Played in Ennis and Derry on March 31st, 1947, the semi-finals sent Clare and Derry to the final, which was scheduled for the following week, unusually on Easter Monday.

When Clare won the Munster football championship in 1992, at the media night held in advance of the All-Ireland semi-final against Dublin, two veterans in attendance attracted attention. PJ O'Dea, still with us in his 90s, was back from Chicago where he was known as "The Man from Clare" and reminding people that he had in 1949 captained the previous Clare team to defeat Kerry in championship.

Another, EJ Carroll, who played in the 1947 final, actually had a Munster medal that his father Eddie had won with the 1917 team, the only other from Clare to win a provincial title.

“Clare were pretty good at that time,” says Mac Mathúna about the 1947 team. “Pretty competitive. They beat Kerry two years later in Munster but lost the final to Cork.”

Bizarre quartet

For Derry the run to that year's final was more significant. As Eoghan Corry pointed out in Oakboys, his history of Derry football, the simple narrative that the season's weather had thrown up a bizarre quartet of league semi-finalists was misleading.

"The story is unfair on Derry, who in fact had completed their Lagan Cup [the trophy awarded to winners of the Ulster section of the league] programme at the time and had some notable victories under their belt."

Most notably, they had beaten then Ulster champions Antrim. Within 10 years the county would have won their first senior provincial championship, beaten Kerry and reached an All-Ireland final against Dublin.

In the 1947 league final, despite trailing at half-time, Derry – inspired by the pace and combination play of their forwards, especially Francie Niblock, Pat Keenan and Larry Higgins, ran out 2-9 to 2-5 winners.

It was the start of the county’s emergence and also featured the first showing of the white jersey with red band, which have remained Derry’s colours.

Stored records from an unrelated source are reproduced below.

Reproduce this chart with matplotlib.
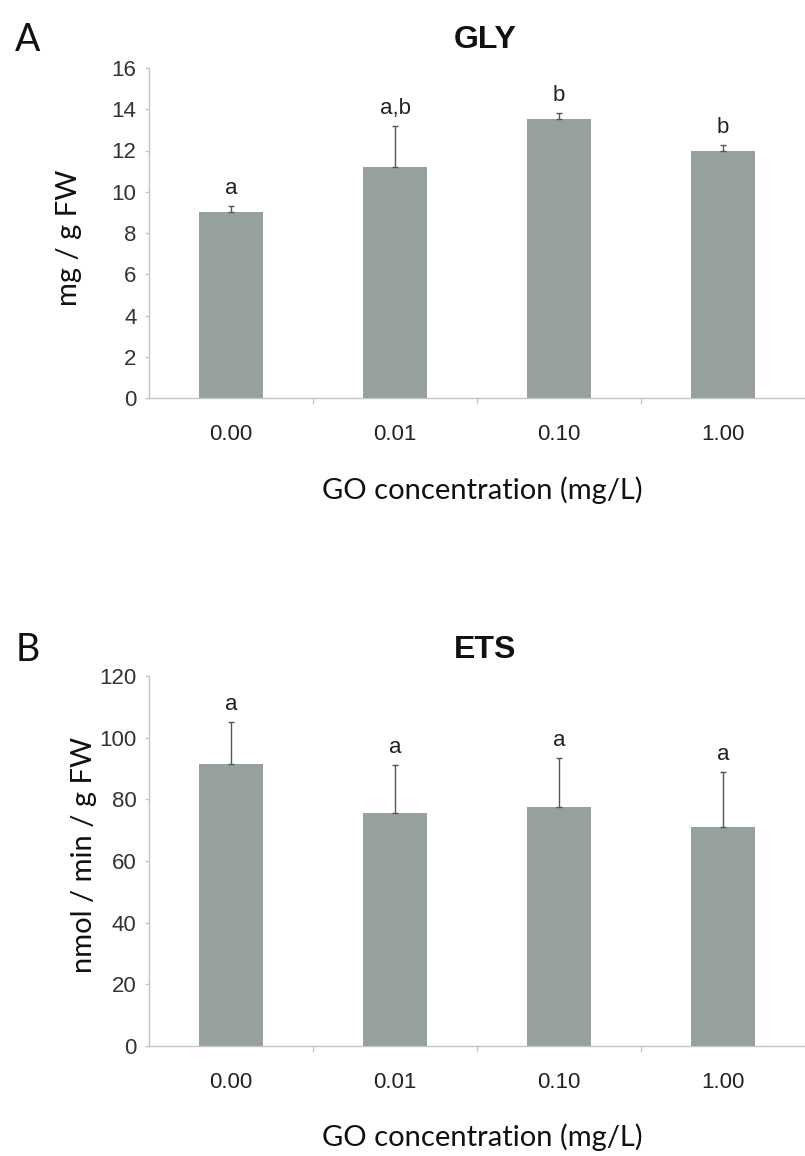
import matplotlib
matplotlib.use("Agg")
import matplotlib.pyplot as plt
import numpy as np

categories = ["0.00", "0.01", "0.10", "1.00"]

gly_values = [9.0, 11.2, 13.55, 12.0]
gly_errors = [0.3, 2.0, 0.25, 0.25]
gly_letters = ["a", "a,b", "b", "b"]
gly_yticks = [0, 2, 4, 6, 8, 10, 12, 14, 16]

ets_values = [91.5, 75.5, 77.5, 71.0]
ets_errors = [13.5, 15.5, 16.0, 18.0]
ets_letters = ["a", "a", "a", "a"]
ets_yticks = [0, 20, 40, 60, 80, 100, 120]

W, H = 805, 1156
fig = plt.figure(figsize=(W / 100, H / 100), dpi=100)

BAR = "#95a09f"
AXC = "#c4c4c4"
NARROW = ["Liberation Sans Narrow", "Liberation Sans", "DejaVu Sans"]
LABF = ["Lato", "DejaVu Sans"]


def fx(px):
    return px / W


def fy(py):
    return 1 - py / H


def panel(rect, values, errors, letters, yticks, ymax, title, letter,
          ylabel, title_y, ylab_x, ylab_y, xlab_y):
    ax = fig.add_axes(rect)
    x = np.arange(len(categories))
    ax.bar(x, values, width=0.39, color=BAR, zorder=2)
    ax.errorbar(x, values, yerr=[np.zeros(len(errors)), errors], fmt="none",
                ecolor="#555555", elinewidth=1.0, capsize=2, capthick=1.0,
                zorder=3)
    for xi, v, e, t in zip(x, values, errors, letters):
        ax.annotate(t, (xi, v + e), xytext=(0, 5), textcoords="offset points",
                    ha="center", va="bottom", fontsize=16, family=NARROW,
                    color="#222222")
    ax.set_xlim(-0.5, 3.5)
    ax.set_ylim(0, ymax)
    ax.set_yticks(yticks)
    ax.set_yticklabels([str(t) for t in yticks], family=NARROW, fontsize=16,
                       color="#333333")
    ax.set_xticks(x)
    ax.set_xticklabels(categories, family=NARROW, fontsize=16,
                       color="#222222")
    ax.set_xticks([0.5, 1.5, 2.5], minor=True)
    ax.tick_params(axis="x", which="major", length=0, pad=19)
    ax.tick_params(axis="x", which="minor", length=4, color=AXC, width=1)
    ax.tick_params(axis="y", which="major", length=3, color=AXC, width=1,
                   pad=6)
    for s in ["top", "right"]:
        ax.spines[s].set_visible(False)
    for s in ["left", "bottom"]:
        ax.spines[s].set_color(AXC)
        ax.spines[s].set_linewidth(1.0)
    fig.text(fx(485), fy(title_y), title, ha="center", va="center",
             fontsize=23, fontweight="bold", family=NARROW, color="#111111")
    fig.text(fx(28), fy(title_y), letter, ha="center", va="center",
             fontsize=27, family=LABF, color="#111111")
    fig.text(fx(ylab_x), fy(ylab_y), ylabel, ha="center", va="center",
             rotation=90, fontsize=21, family=LABF, color="#111111")
    fig.text(fx(482), fy(xlab_y), "GO concentration (mg/L)", ha="center",
             va="center", fontsize=21, family=LABF, color="#111111")
    return ax


# Panel A
panel([fx(149), fy(398), fx(805) - fx(149), fy(68) - fy(398)],
      gly_values, gly_errors, gly_letters, gly_yticks, 16, "GLY", "A",
      "mg / g FW", 40, 69, 238, 490)

# Panel B
panel([fx(149), fy(1046), fx(805) - fx(149), fy(676) - fy(1046)],
      ets_values, ets_errors, ets_letters, ets_yticks, 120, "ETS", "B",
      "nmol / min / g FW", 650, 84, 855, 1137)

fig.savefig("out.png", dpi=100, facecolor="white")
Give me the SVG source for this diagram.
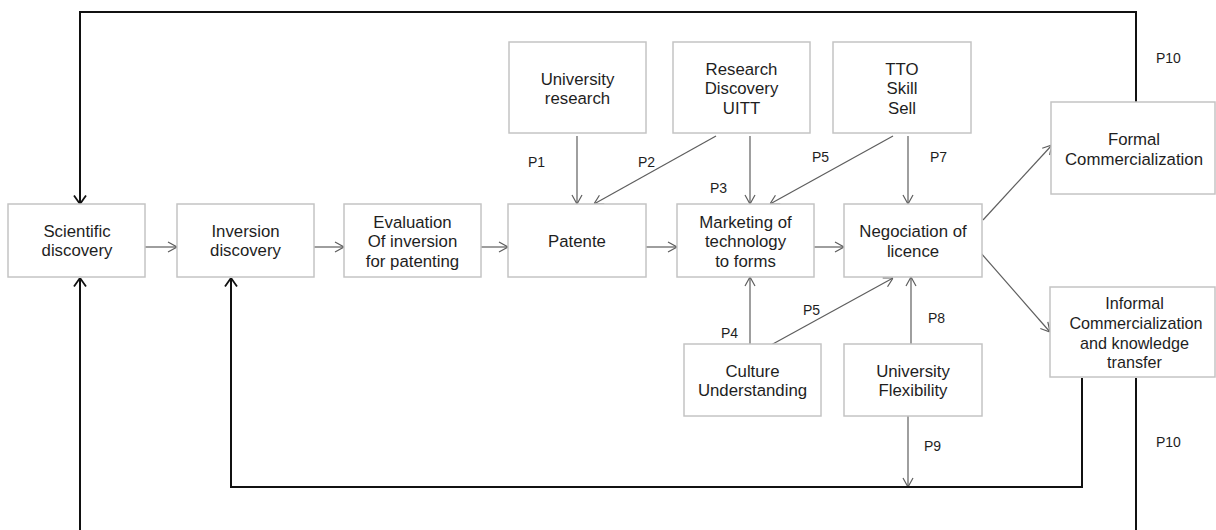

According to Pádraig Mac Mathúna, the 1947 league final “is very seldom remembered in Clare”. A clue can perhaps be seen in this newspaper’s brief report on Derry’s win over Longford in the “semi-final of the Substitute National Football League”.

There was no comparable disruption to the National Hurling League, which was held over until the autumn, with the Kilkenny-Limerick final drawn in November and not replayed until March 1948.